Madeleines recepten

Madeleines

Madeleines

Klein cakeje in de vorm van een bolle schelp, gemaakt van suiker, bloem, gesmolten boter en eieren en op smaak gebracht met citroen of oranjebloesemwater. Het beslag wordt in speciale vormpjes gebakken, waardoor de cakejes er als gestreepte schelpen uitzien. De oorsprong van madeleines is zeer omstreden. Door sommigen wordt de uitvinding toegeschreven aan Avice, chef-kok van Talleyrand, die het idee zou hebben gehad om kleine cakejes te bakken in aspicvormpjes. Maar het geheim van de bereiding is veel ouder. Lange tijd werd het angstvallig bewaard in Commercy, een stad in Lotharingen die onderworpen was aan Stanislas Leszczynski.
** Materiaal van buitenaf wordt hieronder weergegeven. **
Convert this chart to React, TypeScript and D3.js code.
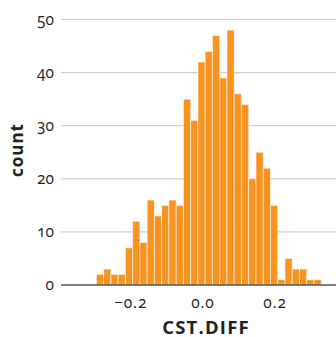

Het verhaal gaat dat de vorst tijdens een bezoek aan het kasteel van Commercy in 1755 bijzonder genoot van dit simpele cakeje, dat gemaakt was door een boerenmeisje dat Madeleine heette. De madeleines - zo waren ze door koning Stanislas genoemd - raakten in Versailles en Parijs in de mode, omdat de dochter van deze Poolse vorst getrouwd was met Lodewijk XV.

Madeleines recept

Smelt 100 g boter zo koel mogelijk. Vet een bakplaat voor madeleines in met 20 g boter. Doe het sap van ½ citroen in een kom en voeg wat zout, 125 g fijne kristalsuiker, 3 eieren en 1 eierdooier toe. Klop alles met de garde enige tijd flink door. Zeef er 125 g bloem boven en meng opnieuw grondig. Klop er snel de gesmolten boter door. Vul de holtes voor niet meer dan twee derde met het beslag. Zet de bakplaat 25 minuten in een op 180 °C verhitte oven; ze moeten goudbruin zijn. Haal ze uit de vormpjes en laat ze op een rooster afkoelen.